Le comité de grève ne pouvait qu'enregistrer le fait. Le vote, qui s'est fait sur l'initiative et sous la direction de la CGT et contre lequel le Comité ne pouvait que recommander de voter contre la reprise du travail, marque la lassitude des ouvriers et l'échec de la grève.
À la réunion du Comité de grève, la fraction trotskiste opte, en conséquence, pour la retraite et pour la fin de la grève, cependant que les ouvriers du secteur Collas sont décidés à poursuivre la grève, ne serait-ce que même isolés dans leur secteur. Il est enfin décidé que les ouvriers du secteur Collas seront appelés à se prononcer dans une réunion générale le lundi matin et à prendre eux-mêmes une décision.
Ainsi se termine cette grève qui a duré 15 jours et qui a suscité tant d'espoir. Elle se termine dans la confusion. Le gouvernement a accepté l'augmentation de 3 Fr de prime au rendement - ce qu'il avait refusé hier à Croizat, il l'accorde aujourd'hui à Mayer - sans paiement des jours de grève.

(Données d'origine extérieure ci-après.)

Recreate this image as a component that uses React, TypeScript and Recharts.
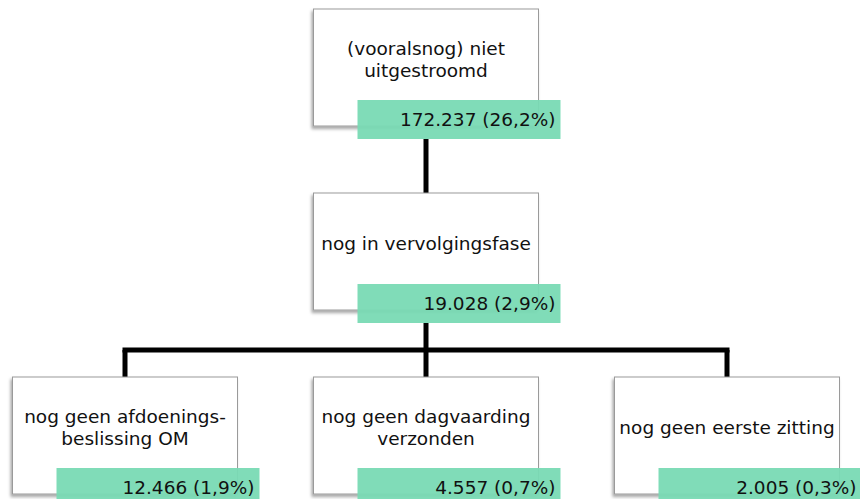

La CGT est satisfaite. Elle se glorifie d'avoir obtenu ce qu'elle avait demandé primitivement. La perte de I5 jours de salaire (le bénéfice de l'augmentation de la prime pendant un an de travail), la CGT la rejette sur le Comité de grève, contre l'irresponsabilité de qui elle avait mis les ouvriers en garde dès les premiers jours.
Le Comité de grève sort moralement affaibli. Les cris à la trahison ne diminueront pas ses propres fautes. La CGT remplit son rôle d'organisme de l'État capitaliste. Elle s'est bien acquittée de sa tâche. Il n'en est pas de même du Comité de grève qui, ayant eu la confiance de la majorité des ouvriers, n'a pas su énoncer un programme dépassant le cadre de l'usine, n'a pas su élargir la grève, n'a fait que se trainer derrière la CGT et a finalement contribué, par son incompétence à engager la grève dans l'impasse.
La grève de Renault laissera cependant des traces profondes parmi les ouvriers. Même défaite, elle est une expérience de grande valeur. Il appartient à tous les ouvriers et surtout aux militants révolutionnaires de l'étudier et d'en tirer les enseignements pour la victoire des futures luttes de la classe.